Da Silva joined the faculty of the Manning College of Information and Computer Sciences (CICS) as an assistant professor in 2021. Prior to joining UMass, da Silva was an associate professor at the Institute of Informatics at the Federal University of Rio Grande do Sul (UFRGS), in Brazil. Before that, he worked as a postdoctoral associate at the Aerospace Controls Laboratory at MIT (2015).

Da Silva received his PhD in computer science from the University of Massachusetts Amherst (2014), under the supervision of Prof. Andrew Barto. Both his MSc (2007) and BS cum laude (2004) degrees are in computer science from the Federal University of Rio Grande do Sul, Brazil. Da Silva has worked, on several occasions, as a visiting researcher at the Laboratory of Computational Neuroscience in Rome, developing novel control algorithms for humanoid robots. He has also worked at Adobe Research, in California, developing large-scale machine learning techniques for digital marketing optimization. 

Da Silva has published in top AI, machine learning, and robotics conferences and journals, including ICML, AAAI, IJCAI, and Science.
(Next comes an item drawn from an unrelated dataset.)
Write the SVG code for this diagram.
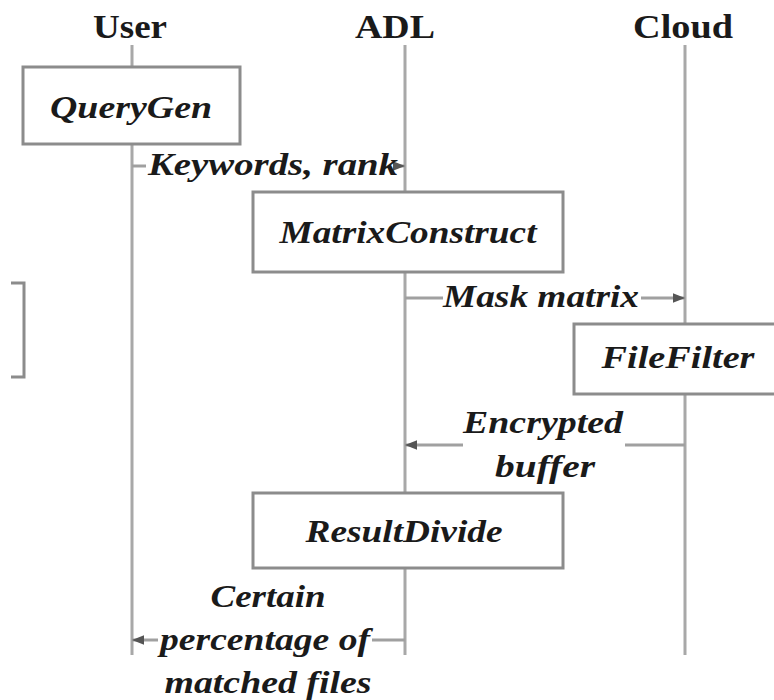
<svg xmlns="http://www.w3.org/2000/svg" width="774" height="700" viewBox="0 0 774 700">
<style>
.t{font-family:"Liberation Serif","Times New Roman",serif;fill:#1a1a1a;text-anchor:middle}
.h{font-weight:bold;font-size:33px}
.l{font-weight:bold;font-style:italic;font-size:32px}
.box{fill:#fff;stroke:#8c8c8c;stroke-width:3}
.life{stroke:#a8a8a8;stroke-width:3;fill:none}
.msg{stroke:#a0a0a0;stroke-width:3;fill:none}
</style>
<defs>
<marker id="ah" viewBox="0 0 10 10" refX="10" refY="5" markerWidth="4" markerHeight="4" orient="auto">
<path d="M0,1 L10,5 L0,9 Z" fill="#555"/>
</marker>
</defs>
<g id="actors">
<text class="t h" x="130" y="38" textLength="74" lengthAdjust="spacingAndGlyphs">User</text>
<text class="t h" x="395" y="38" textLength="80" lengthAdjust="spacingAndGlyphs">ADL</text>
<text class="t h" x="683" y="38" textLength="100" lengthAdjust="spacingAndGlyphs">Cloud</text>
</g>
<g id="lifelines">
<line class="life" x1="132" y1="45" x2="132" y2="655"/>
<line class="life" x1="405" y1="45" x2="405" y2="655"/>
<line class="life" x1="685" y1="45" x2="685" y2="655"/>
</g>
<g id="connectors">
<line class="msg" x1="132" y1="166" x2="146" y2="166"/>
<line class="msg" x1="398" y1="166" x2="405" y2="166" marker-end="url(#ah)"/>
<line class="msg" x1="405" y1="298" x2="443" y2="298"/>
<line class="msg" x1="641" y1="298" x2="685" y2="298" marker-end="url(#ah)"/>
<line class="msg" x1="685" y1="445" x2="625" y2="445"/>
<line class="msg" x1="463" y1="445" x2="405" y2="445" marker-end="url(#ah)"/>
<line class="msg" x1="405" y1="640" x2="372" y2="640"/>
<line class="msg" x1="158" y1="640" x2="132" y2="640" marker-end="url(#ah)"/>
<text class="t l" x="273" y="175" textLength="250" lengthAdjust="spacingAndGlyphs">Keywords, rank</text>
<text class="t l" x="541" y="307" textLength="196" lengthAdjust="spacingAndGlyphs">Mask matrix</text>
<text class="t l" x="543" y="433" textLength="160" lengthAdjust="spacingAndGlyphs">Encrypted</text>
<text class="t l" x="545" y="477" textLength="100" lengthAdjust="spacingAndGlyphs">buffer</text>
<text class="t l" x="268" y="607" textLength="115" lengthAdjust="spacingAndGlyphs">Certain</text>
<text class="t l" x="265" y="650" textLength="210" lengthAdjust="spacingAndGlyphs">percentage of</text>
<text class="t l" x="268" y="693" textLength="207" lengthAdjust="spacingAndGlyphs">matched files</text>
</g>
<g id="QueryGen">
<rect class="box" x="23" y="67" width="217" height="77"/>
<text class="t l" x="131" y="118" textLength="162" lengthAdjust="spacingAndGlyphs">QueryGen</text>
</g>
<g id="MatrixConstruct">
<rect class="box" x="253" y="192" width="310" height="80"/>
<text class="t l" x="408" y="243" textLength="257" lengthAdjust="spacingAndGlyphs">MatrixConstruct</text>
</g>
<g id="FileFilter">
<rect class="box" x="574" y="324" width="222" height="70"/>
<text class="t l" x="678" y="368" textLength="153" lengthAdjust="spacingAndGlyphs">FileFilter</text>
</g>
<g id="ResultDivide">
<rect class="box" x="253" y="493" width="310" height="75"/>
<text class="t l" x="404" y="542" textLength="197" lengthAdjust="spacingAndGlyphs">ResultDivide</text>
</g>
<g id="bracket">
<path d="M11,283 H24 V377 H11" fill="none" stroke="#8c8c8c" stroke-width="3"/>
</g>
</svg>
He also received multiple Distinguished Reviewer and Distinguished Senior Program Committee Member awards. Da Silva regularly serves as a senior program committee member and as a reviewer for most premier conferences on machine learning and robotics, including NeurIPS, ICML, AAAI, IJCAI, AAMAS, UAI, IROS, ICRA, ICLR, RLDM, JAIR, and JMLR. He received the Outstanding Teaching Assistant Award in Computer Science; an award granted by the University of Massachusetts and sponsored by Yahoo! for innovations in teaching and training. In addition to his research, da Silva is also passionate about teaching and encouraging women and other underrepresented groups in computer science to pursue STEM careers.